■ The request: Repeat the material verbatim and drop the pictures.

■ Dataset section:
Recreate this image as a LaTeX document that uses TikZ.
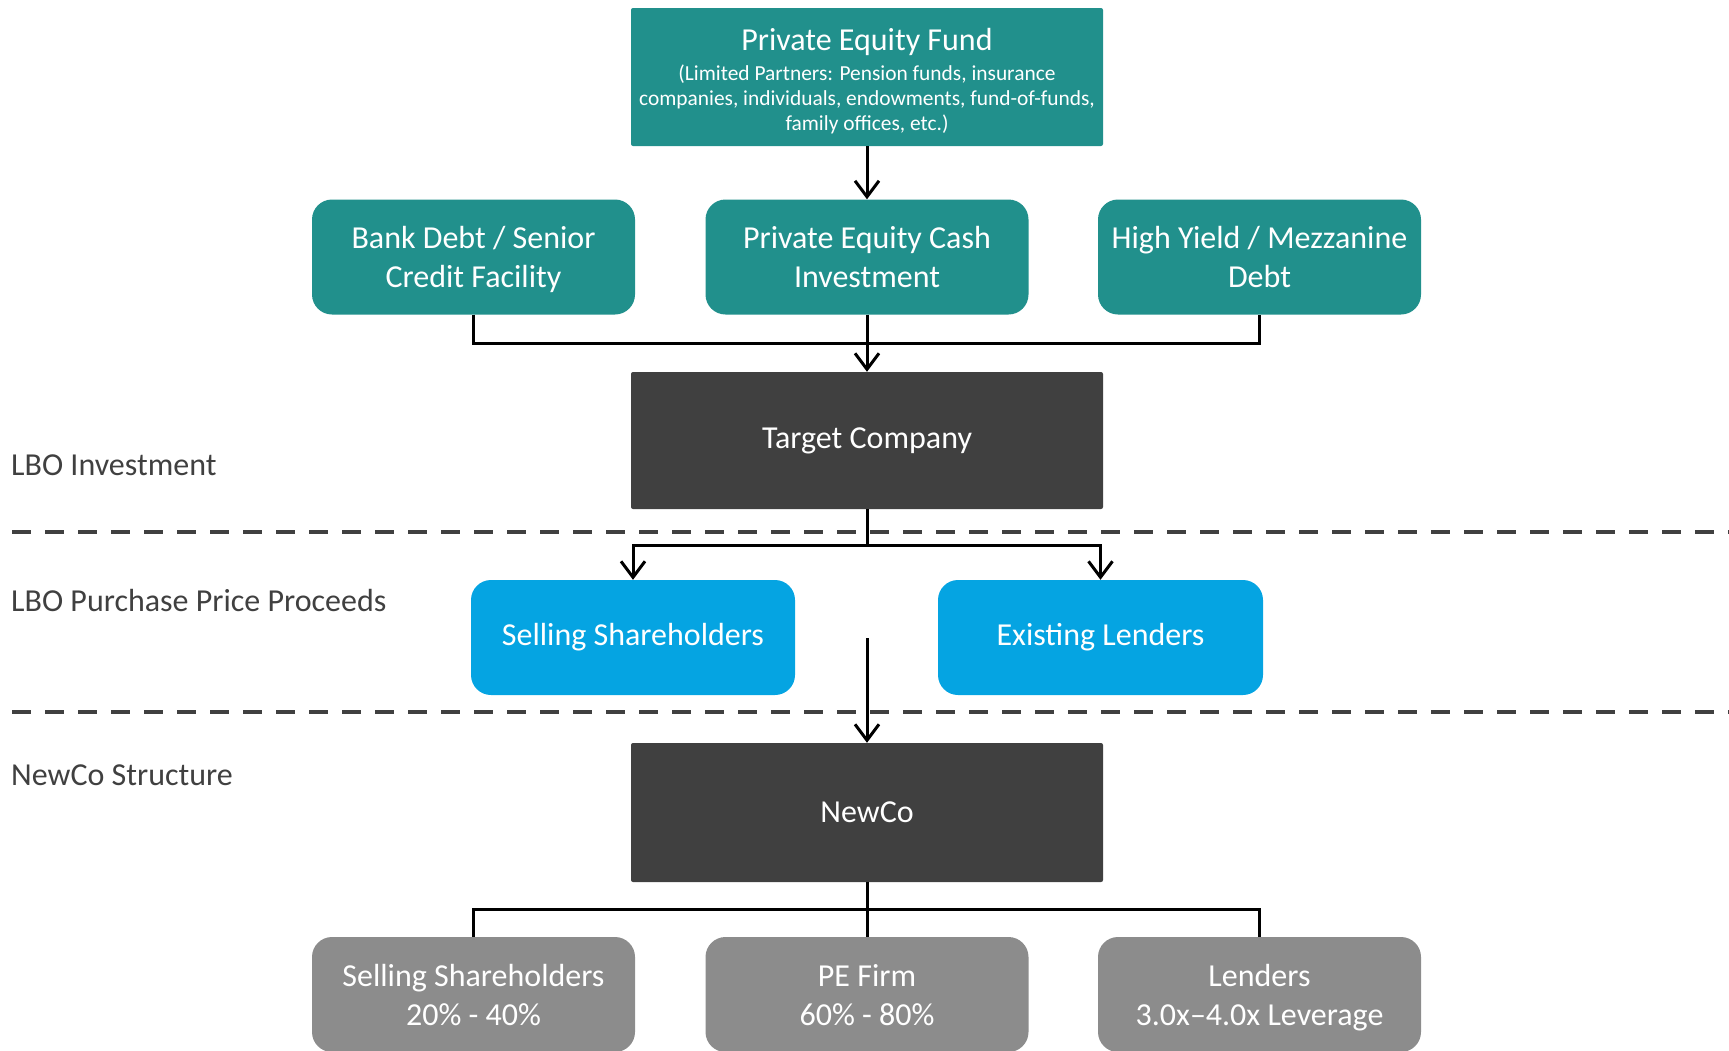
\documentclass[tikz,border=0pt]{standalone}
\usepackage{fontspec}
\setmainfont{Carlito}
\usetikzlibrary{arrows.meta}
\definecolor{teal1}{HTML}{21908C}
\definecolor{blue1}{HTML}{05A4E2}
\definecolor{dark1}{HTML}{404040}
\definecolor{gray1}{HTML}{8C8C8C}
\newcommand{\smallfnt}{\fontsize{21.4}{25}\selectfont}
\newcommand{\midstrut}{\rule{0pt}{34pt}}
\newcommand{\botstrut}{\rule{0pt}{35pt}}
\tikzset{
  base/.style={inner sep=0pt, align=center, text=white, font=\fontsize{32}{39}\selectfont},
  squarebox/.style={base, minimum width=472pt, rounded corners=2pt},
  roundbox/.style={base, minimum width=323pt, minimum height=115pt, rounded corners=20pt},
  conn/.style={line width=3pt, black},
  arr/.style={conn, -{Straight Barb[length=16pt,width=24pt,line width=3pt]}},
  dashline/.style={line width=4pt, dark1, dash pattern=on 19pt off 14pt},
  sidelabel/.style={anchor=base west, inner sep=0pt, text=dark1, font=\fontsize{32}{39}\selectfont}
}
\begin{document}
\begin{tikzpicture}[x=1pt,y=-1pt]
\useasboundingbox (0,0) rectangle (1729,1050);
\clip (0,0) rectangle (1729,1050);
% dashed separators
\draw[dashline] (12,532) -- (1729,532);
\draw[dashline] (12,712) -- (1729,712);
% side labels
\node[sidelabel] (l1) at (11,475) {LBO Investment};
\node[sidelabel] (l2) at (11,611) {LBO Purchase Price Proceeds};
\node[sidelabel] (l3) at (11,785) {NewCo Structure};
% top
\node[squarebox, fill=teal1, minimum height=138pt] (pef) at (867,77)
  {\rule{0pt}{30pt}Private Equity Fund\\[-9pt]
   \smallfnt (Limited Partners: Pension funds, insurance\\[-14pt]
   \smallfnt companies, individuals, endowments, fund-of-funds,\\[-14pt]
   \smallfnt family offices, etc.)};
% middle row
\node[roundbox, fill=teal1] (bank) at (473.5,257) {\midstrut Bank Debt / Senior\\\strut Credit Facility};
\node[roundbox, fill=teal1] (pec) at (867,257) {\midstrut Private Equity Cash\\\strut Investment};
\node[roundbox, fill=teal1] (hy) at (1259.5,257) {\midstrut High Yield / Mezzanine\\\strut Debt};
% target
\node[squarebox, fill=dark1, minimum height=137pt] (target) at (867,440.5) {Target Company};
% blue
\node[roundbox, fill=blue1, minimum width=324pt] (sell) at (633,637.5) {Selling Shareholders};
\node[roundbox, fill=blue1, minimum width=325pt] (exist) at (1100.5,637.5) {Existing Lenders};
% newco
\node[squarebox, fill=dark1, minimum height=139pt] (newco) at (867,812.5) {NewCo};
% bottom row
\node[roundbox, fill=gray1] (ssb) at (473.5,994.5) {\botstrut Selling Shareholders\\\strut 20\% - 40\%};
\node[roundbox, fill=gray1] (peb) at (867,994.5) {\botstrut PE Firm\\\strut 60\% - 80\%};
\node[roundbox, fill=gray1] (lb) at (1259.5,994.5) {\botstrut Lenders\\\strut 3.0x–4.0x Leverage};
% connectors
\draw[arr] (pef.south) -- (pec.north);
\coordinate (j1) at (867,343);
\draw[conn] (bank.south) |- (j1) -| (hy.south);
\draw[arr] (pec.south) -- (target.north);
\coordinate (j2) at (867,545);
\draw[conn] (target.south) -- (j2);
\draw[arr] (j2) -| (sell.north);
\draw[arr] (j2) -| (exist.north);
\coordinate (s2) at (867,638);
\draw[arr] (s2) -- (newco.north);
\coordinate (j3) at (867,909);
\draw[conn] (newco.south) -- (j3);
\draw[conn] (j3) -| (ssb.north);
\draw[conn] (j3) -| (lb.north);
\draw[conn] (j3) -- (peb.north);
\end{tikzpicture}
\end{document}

■ Final result:
Recreate this image as a LaTeX document that uses TikZ.
\documentclass[tikz,border=0pt]{standalone}
\usepackage{fontspec}
\setmainfont{Carlito}
\usetikzlibrary{arrows.meta}
\definecolor{teal1}{HTML}{21908C}
\definecolor{blue1}{HTML}{05A4E2}
\definecolor{dark1}{HTML}{404040}
\definecolor{gray1}{HTML}{8C8C8C}
\newcommand{\smallfnt}{\fontsize{21.4}{25}\selectfont}
\newcommand{\midstrut}{\rule{0pt}{34pt}}
\newcommand{\botstrut}{\rule{0pt}{35pt}}
\tikzset{
  base/.style={inner sep=0pt, align=center, text=white, font=\fontsize{32}{39}\selectfont},
  squarebox/.style={base, minimum width=472pt, rounded corners=2pt},
  roundbox/.style={base, minimum width=323pt, minimum height=115pt, rounded corners=20pt},
  conn/.style={line width=3pt, black},
  arr/.style={conn, -{Straight Barb[length=16pt,width=24pt,line width=3pt]}},
  dashline/.style={line width=4pt, dark1, dash pattern=on 19pt off 14pt},
  sidelabel/.style={anchor=base west, inner sep=0pt, text=dark1, font=\fontsize{32}{39}\selectfont}
}
\begin{document}
\begin{tikzpicture}[x=1pt,y=-1pt]
\useasboundingbox (0,0) rectangle (1729,1050);
\clip (0,0) rectangle (1729,1050);
% dashed separators
\draw[dashline] (12,532) -- (1729,532);
\draw[dashline] (12,712) -- (1729,712);
% side labels
\node[sidelabel] (l1) at (11,475) {LBO Investment};
\node[sidelabel] (l2) at (11,611) {LBO Purchase Price Proceeds};
\node[sidelabel] (l3) at (11,785) {NewCo Structure};
% top
\node[squarebox, fill=teal1, minimum height=138pt] (pef) at (867,77)
  {\rule{0pt}{30pt}Private Equity Fund\\[-9pt]
   \smallfnt (Limited Partners: Pension funds, insurance\\[-14pt]
   \smallfnt companies, individuals, endowments, fund-of-funds,\\[-14pt]
   \smallfnt family offices, etc.)};
% middle row
\node[roundbox, fill=teal1] (bank) at (473.5,257) {\midstrut Bank Debt / Senior\\\strut Credit Facility};
\node[roundbox, fill=teal1] (pec) at (867,257) {\midstrut Private Equity Cash\\\strut Investment};
\node[roundbox, fill=teal1] (hy) at (1259.5,257) {\midstrut High Yield / Mezzanine\\\strut Debt};
% target
\node[squarebox, fill=dark1, minimum height=137pt] (target) at (867,440.5) {Target Company};
% blue
\node[roundbox, fill=blue1, minimum width=324pt] (sell) at (633,637.5) {Selling Shareholders};
\node[roundbox, fill=blue1, minimum width=325pt] (exist) at (1100.5,637.5) {Existing Lenders};
% newco
\node[squarebox, fill=dark1, minimum height=139pt] (newco) at (867,812.5) {NewCo};
% bottom row
\node[roundbox, fill=gray1] (ssb) at (473.5,994.5) {\botstrut Selling Shareholders\\\strut 20\% - 40\%};
\node[roundbox, fill=gray1] (peb) at (867,994.5) {\botstrut PE Firm\\\strut 60\% - 80\%};
\node[roundbox, fill=gray1] (lb) at (1259.5,994.5) {\botstrut Lenders\\\strut 3.0x–4.0x Leverage};
% connectors
\draw[arr] (pef.south) -- (pec.north);
\coordinate (j1) at (867,343);
\draw[conn] (bank.south) |- (j1) -| (hy.south);
\draw[arr] (pec.south) -- (target.north);
\coordinate (j2) at (867,545);
\draw[conn] (target.south) -- (j2);
\draw[arr] (j2) -| (sell.north);
\draw[arr] (j2) -| (exist.north);
\coordinate (s2) at (867,638);
\draw[arr] (s2) -- (newco.north);
\coordinate (j3) at (867,909);
\draw[conn] (newco.south) -- (j3);
\draw[conn] (j3) -| (ssb.north);
\draw[conn] (j3) -| (lb.north);
\draw[conn] (j3) -- (peb.north);
\end{tikzpicture}
\end{document}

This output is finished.